Ticketmaster’s Rosen disagrees.

“The people filing these lawsuits are seriously misinformed,” Rosen said. “Service companies, by their very nature, do not fit the definition of a monopoly. We do not control the price of the product--which in this case is the ticket. We provide a service, and the fee we charge for that service is set by those who own the building where the event takes place.”

In his suit, Bustamente also alleges “kickbacks” are paid to the three major California concert promotion firms that grant Ticketmaster the exclusive right to sell tickets to events presented at venues in which they have a financial interest.

Because Ticketmaster pays venue owners a portion of each convenience fee it collects to subsidize exclusive long-term contracts, facilities have no incentive to open their box offices until the day of the event, long after most tickets have been sold, the complaint says. The promoters cited in the suit are Bill Graham Presents, Avalon Attractions and Nederlander of Calif.
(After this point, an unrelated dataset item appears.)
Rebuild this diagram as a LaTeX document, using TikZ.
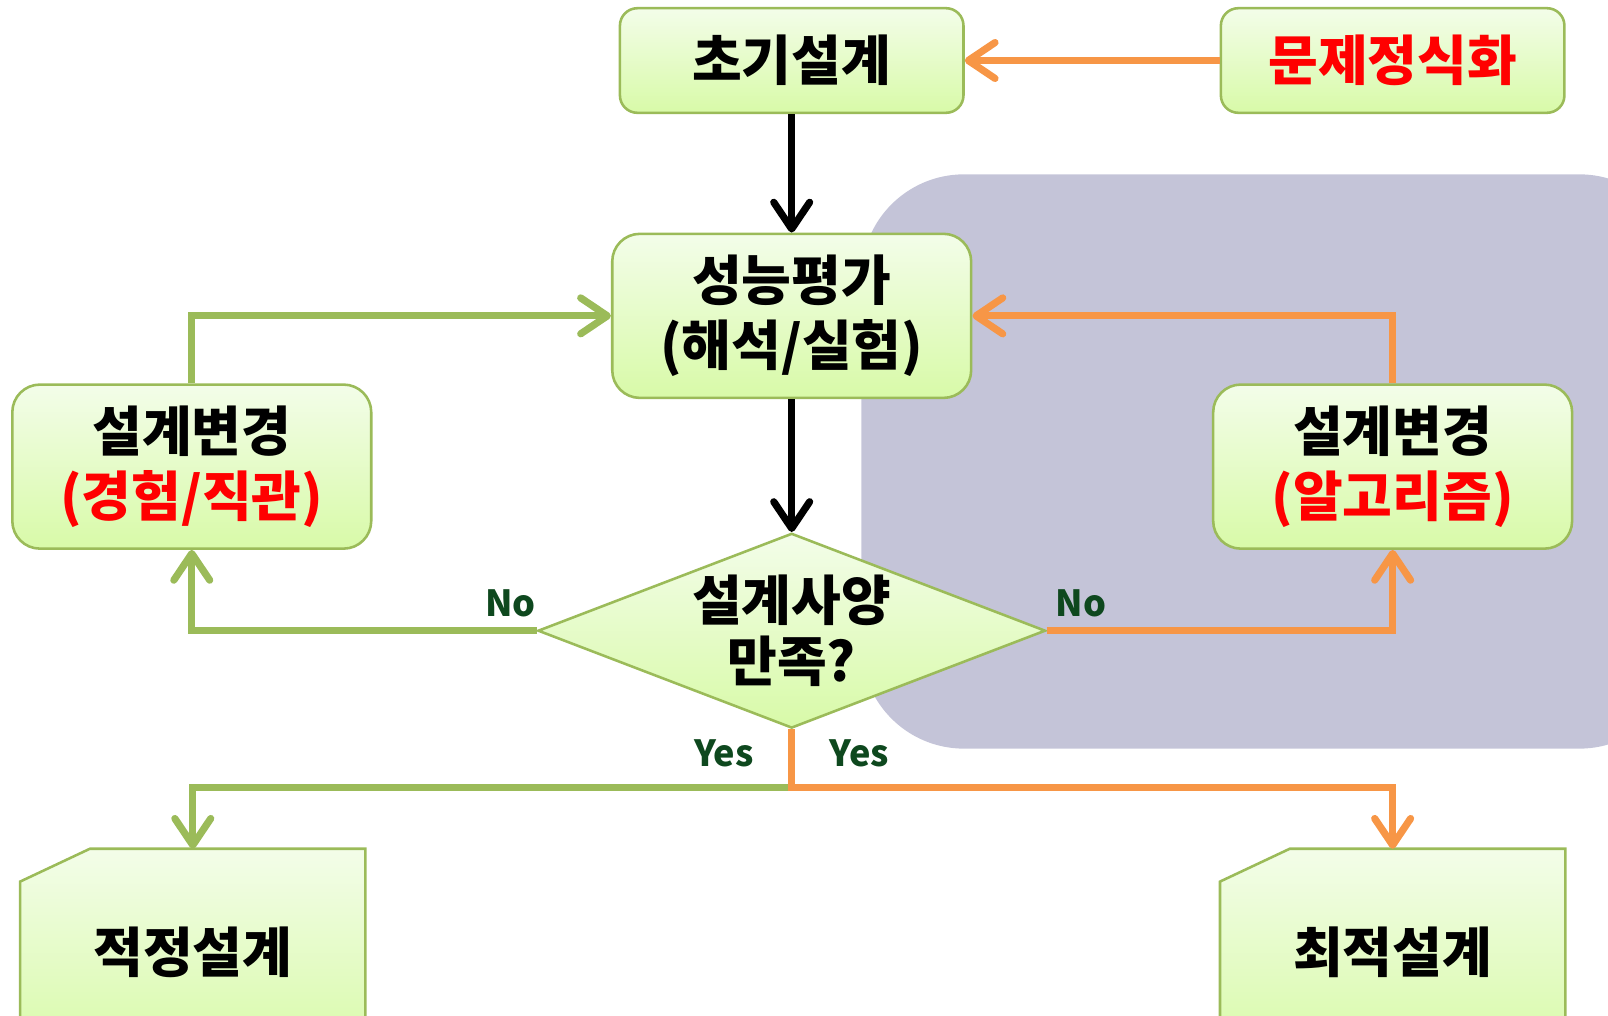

Representatives for the promoters--who said they had yet to be served with the lawsuit--declined to comment on allegations. However, Rosen called the charges “unfounded.”

“People who complain about Ticketmaster forget what it used to be like before we came to California nine years ago,” he said. “Back then, there were only 35 outlets and 25 phone operators. Now we have 180 and 150 respectively. We continue to expand the operation to meet the demands of servicing our customers. The problem with our critics is that they enjoy the convenience Ticketmaster provides, but they just don’t want to pay for it.”